The songs of Stephen Foster have stood the test of time. A century and a half after the death of the songwriter Stephen Foster, his songs are still sung by today’s artists. Although he died penniless, Foster left to Americans a rich legacy of song lyrics and music.
Born and also buried in Pittsburgh, Pennsylvania, Stephen Foster is sometimes mistakenly believed to be a southerner. This is due to the lyrics of songs like “My Old Kentucky Home” and “Old Folks at Home”, state songs for Kentucky and Florida respectively.
Stephen Foster helped to make popular the “honky tonk” style of easy to sing, danceable songs which still influences country music. Foster himself was influenced by the minstrel and circus clown Dan Rice, a very witty jokester as familiar to Mark Twain as he was to Stephen Foster.
It is hard to say which of Stephen Foster’s songs is most loved. Is it the song “Oh, Susanna” or “Camptown Races”? “Camptown Races” is a fun song with lyrics about horse races in the town of Camptown, Pennsylvania. The familiar lyrics “Gwine to run all night/ Gwine to run all day” appear in a song by the band Squirrel Nut Zippers called “The Ghost of Stephen Foster”. An amusing cartoon video available on youtube.com goes along with this song.
A quick search of most Stephen Foster song titles on youtube is sure to bring up several versions of the song. Stephen Foster lyrics are public domain. Anyone with voice, guitar or banjo can perform a Stephen Foster song. Just get the lyrics right please.
The lyrics to “Jeannie with the Light Brown Hair” are beautiful on the tongue of a talented singer and poignant on the lyric “Borne, like a vapor, on the summer hair” This song was parodied Al Yankovic style by the Chipmunks on the early 1960’s The Alvin Show.
Singers not only perform and parody Stephen Foster songs, they also use his lyrics as inspiration for their own songs. “My Old Kentucky Home” by Johnny Cash has different lyrics and music by Randy Newman, but the song’s chorus lyrics echo Foster’s version. The lyrics to “My Kentucky Home” by Nappy Roots also allude to the Kentucky sunshine in Foster’s lyrics.

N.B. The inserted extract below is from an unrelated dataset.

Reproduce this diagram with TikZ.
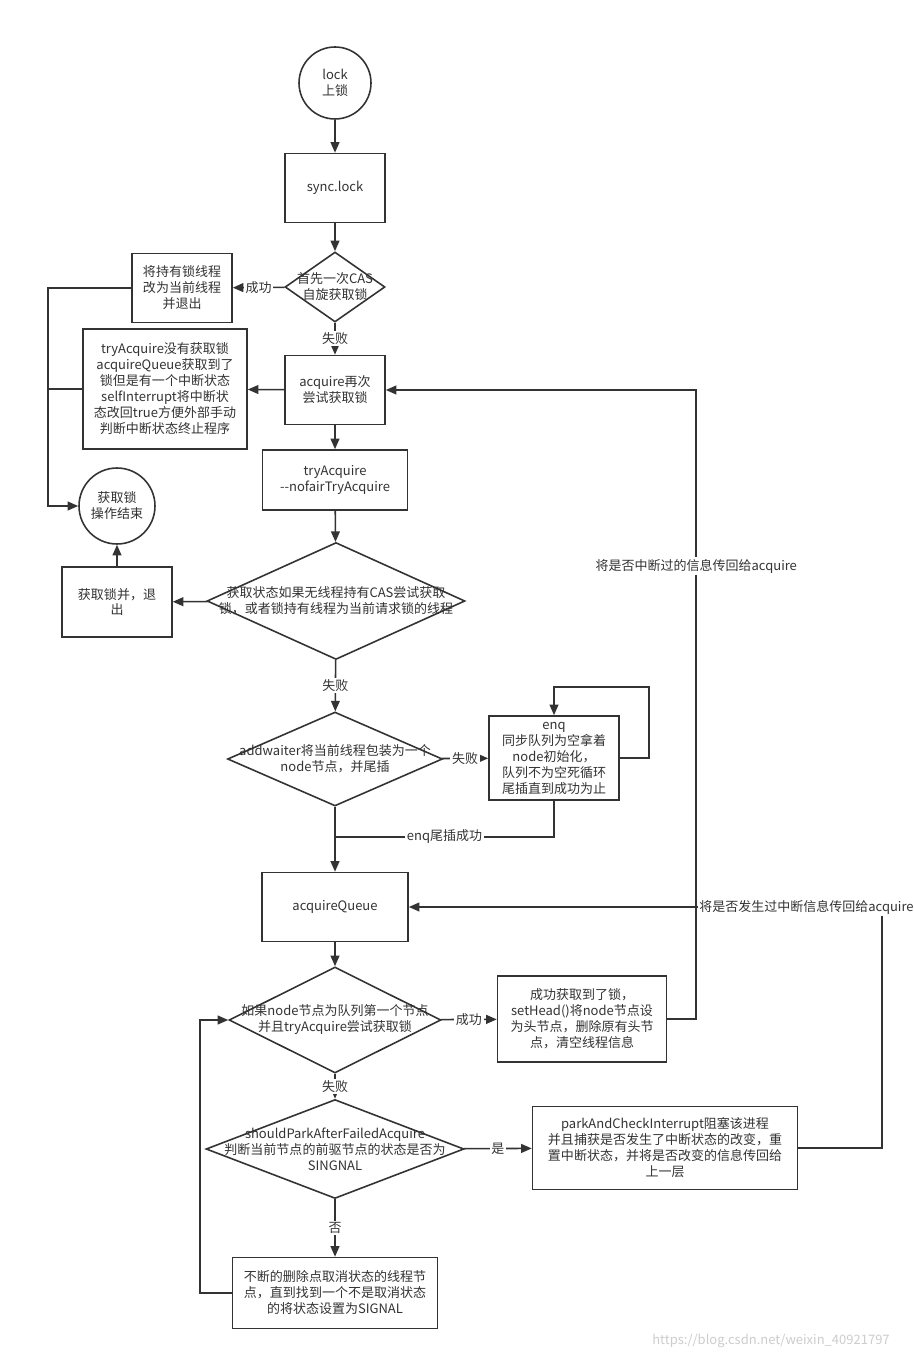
\documentclass[tikz,border=0pt]{standalone}
\usepackage{fontspec}
\setmainfont{Noto Sans CJK SC}
\usepackage{tikz}
\usetikzlibrary{arrows.meta,positioning,shapes.geometric}
\definecolor{flowgray}{RGB}{51,51,51}
\definecolor{markgray}{RGB}{205,205,205}
\newcommand{\flowfont}{\fontsize{7.4}{9.1}\selectfont}

\begin{document}
\begin{tikzpicture}[
    x=0.02cm, y=-0.02cm,
    proc/.style={rectangle, draw=flowgray, line width=0.9pt, fill=white, align=center, font=\flowfont, text=flowgray},
    decision/.style={diamond, draw=flowgray, line width=0.9pt, fill=white, inner sep=0pt},
    dtext/.style={align=center, font=\flowfont, text=flowgray},
    term/.style={circle, draw=flowgray, line width=0.9pt, fill=white, align=center, font=\flowfont, text=flowgray, minimum size=#1},
    flow/.style={-{Triangle[length=6pt,width=5pt]}, line width=0.9pt, draw=flowgray},
    link/.style={line width=0.9pt, draw=flowgray},
    tag/.style={fill=white, inner sep=1pt, font=\flowfont, text=flowgray}
]
\path[use as bounding box, fill=white] (0,0) rectangle (913,1361);

% Entry
\node[term=1.44cm] (lock) at (335,83) {lock\\上锁};
\node[proc, minimum width=2cm, minimum height=1.38cm] (sync) at (335,188) {sync.lock};

% First CAS
\node[decision, minimum width=2cm, minimum height=1.4cm] (cas) at (335,287) {};
\node[dtext] (castxt) at (cas) {首先一次CAS\\自旋获取锁};
\node[proc, minimum width=2cm, minimum height=1.38cm] (hold) at (182,288) {将持有锁线程\\改为当前线程\\并退出};

% acquire
\node[proc, minimum width=2cm, minimum height=1.38cm] (acq) at (335,390) {acquire再次\\尝试获取锁};
\node[proc, minimum width=3.28cm, minimum height=2.4cm] (tryfail) at (165,389) {tryAcquire没有获取锁\\acquireQueue获取到了\\锁但是有一个中断状态\\selfInterrupt将中断状\\态改回true方便外部手动\\判断中断状态终止程序};
\node[term=1.52cm] (done) at (117,506) {获取锁\\操作结束};
\node[proc, minimum width=2.9cm, minimum height=1.2cm] (nofair) at (335,480) {tryAcquire\\-{}-nofairTryAcquire};

% State check
\node[decision, minimum width=5.16cm, minimum height=2.34cm] (state) at (336,601) {};
\node[dtext] (statetxt) at (state) {获取状态如果无线程持有CAS尝试获取\\锁，或者锁持有线程为当前请求锁的线程};
\node[proc, minimum width=2.2cm, minimum height=1.4cm] (exit) at (117,602) {获取锁并，退\\出};

% addWaiter / enq
\node[decision, minimum width=4.3cm, minimum height=1.88cm] (addw) at (335,759) {};
\node[dtext] (addwtxt) at (addw) {addwaiter将当前线程包装为一个\\node节点，并尾插};
\node[proc, minimum width=2.6cm, minimum height=1.66cm] (enq) at (554,758) {enq\\同步队列为空拿着\\node初始化，\\队列不为空死循环\\尾插直到成功为止};
\coordinate (merge) at (335,837);

% acquireQueue
\node[proc, minimum width=2.92cm, minimum height=1.38cm] (aq) at (335,907) {acquireQueue};
\node[decision, minimum width=4.24cm, minimum height=2.12cm] (first) at (335,1020) {};
\node[dtext] (firsttxt) at (first) {如果node节点为队列第一个节点\\并且tryAcquire尝试获取锁};
\node[proc, minimum width=3.38cm, minimum height=1.72cm] (got) at (582,1019) {成功获取到了锁，\\setHead()将node节点设\\为头节点，删除原有头节\\点，清空线程信息};

% Park
\node[decision, minimum width=5.16cm, minimum height=1.98cm] (should) at (335,1149) {};
\node[dtext] (shouldtxt) at (should) {shouldParkAfterFailedAcquire\\判断当前节点的前驱节点的状态是否为\\SINGNAL};
\node[proc, minimum width=5.3cm, minimum height=1.66cm] (park) at (665,1148) {parkAndCheckInterrupt阻塞该进程\\并且捕获是否发生了中断状态的改变，重\\置中断状态，并将是否改变的信息传回给\\上一层};
\node[proc, minimum width=4.1cm, minimum height=1.42cm] (clean) at (335,1293) {不断的删除点取消状态的线程节\\点，直到找到一个不是取消状态\\的将状态设置为SIGNAL};

\node[font=\flowfont, text=markgray] (wm) at (771,1341) {https://blog.csdn.net/weixin\_40921797};

% Connectors
\draw[flow] (lock) -- (sync);
\draw[flow] (sync) -- (cas);
\draw[flow] (cas) -- node[tag] {成功} (hold);
\draw[flow] (cas) -- node[tag] {失败} (acq);
\coordinate (rail) at (48,506);
\draw[flow] (hold.west) -| (rail) -- (done.west);
\draw[flow] (acq) -- (tryfail);
\draw[link] (tryfail.west) -- (tryfail.west -| rail);
\draw[flow] (acq) -- (nofair);
\draw[flow] (nofair) -- (state);
\draw[flow] (state) -- (exit);
\draw[flow] (exit) -- (done);
\draw[flow] (state) -- node[tag] {失败} (addw);
\draw[flow] (addw) -- node[tag] {失败} (enq);
\draw[flow] (enq.east) -- ++(29,0) -- ++(0,-71) -| (enq.north);
\draw[link] (enq.south) |- node[tag, pos=0.75] {enq尾插成功} (merge);
\draw[flow] (addw) -- (aq);
\draw[flow] (aq) -- (first);
\draw[flow] (first) -- node[tag] {成功} (got);
\draw[flow] (first) -- node[tag] {失败} (should);
\draw[flow] (should) -- node[tag] {是} (park);
\draw[flow] (park.east) -- ++(84,0) |- node[tag, pos=0.58] {将是否发生过中断信息传回给acquire} (aq.east);
\draw[flow] (got.east) -- ++(29,0) |- node[tag, pos=0.36] {将是否中断过的信息传回给acquire} (acq.east);
\draw[flow] (should) -- node[tag] {否} (clean);
\draw[flow] (clean.west) -- ++(-32,0) |- (first.west);

\end{tikzpicture}
\end{document}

Only a voice and a string instrument are needed to produce a Stephen Foster song. Both Bob Dylan and James Taylor do acoustic versions of Foster’s song “Hard Times Come Again No More”. The lyrics of this song resound today: “Let us pause in life’s pleasures and count its many tears/ While we all sup sorrow with the poor.”
Another Foster song that pulls at heart strings is “Beautiful Dreamer” sung by Bob McGrath or Marilyn Horne. There is also a magnificent “Beautiful Dreamer” banjo solo on youtube. In 2005 the CD Beautiful Dreamer: Songs of Stephen Foster won a Grammy. The CD is a collection of Foster songs performed by popular singers like John Prine.
Stephen Foster songs are loved in America and around the world. What could be more international than the song “Old Black Joe” being sung by a Welsh band (Crazy Cavan) to a French audience
who know the lyrics? It seems clear that the songs and lyrics of our beloved Stephen Foster will still be known a hundred fifty years from now.